The plan aims to identify land for housing and employment purposes across the Black Country.
City of Wolverhampton Council Leader, Councillor Ian Brookfield, said the plan will put brownfield sites first to protect green belt from developers.
He insisted the city has an excellent track record of developing brownfield sites.
The plan looks to identify housing and employment land across the Black Country up to 2039 and without it, the region’s green belt may be under threat from developers.
Councillor Brookfield, said: “This is the next phase in the process to develop a new regeneration plan for the Black Country - something all local authorities are required to do by Government.
“Potential sites for development have now been earmarked and during that process our focus has very much been on selecting sites available within the urban area and minimising the impact on the green belt and the environment by not including sites like the Seven Cornfields.
“Only 11% of land in Wolverhampton is green belt and keeping as much of this green belt as possible is hugely important to our new climate strategy and supporting our carbon neutral challenge. Every inch of brownfield land in the city has been included in this plan.

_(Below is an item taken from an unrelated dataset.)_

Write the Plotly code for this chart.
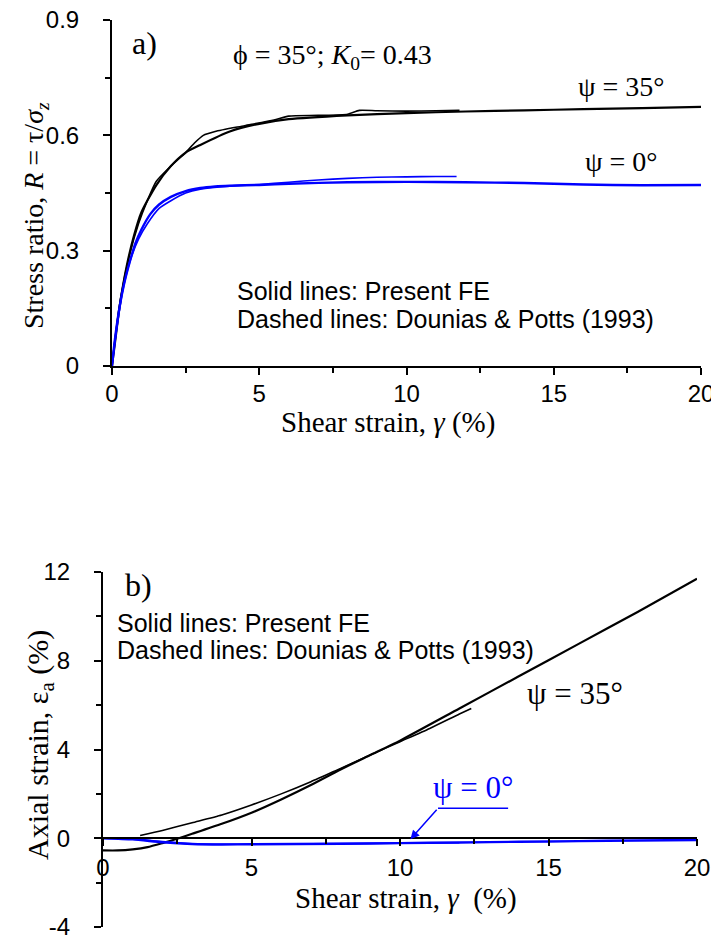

“While shaping the future of housing and the growth of businesses, we will do everything we can to protect our precious green spaces and I will be speaking to Government to ask them to reassess the number of new homes they expect the Black Country to deliver.
“Our focus is on developing brownfield sites, which we have an excellent track record in doing when funding is available to remediate the land, such as Bilston Urban Village, Springfield Campus and Canalside.
“It must be remembered that no final decision has yet been made on any of the sites put forward in the draft plan, which the public will now be consulted on.”
The consultation on the Black Country Plan draft proposals will run from August to early October.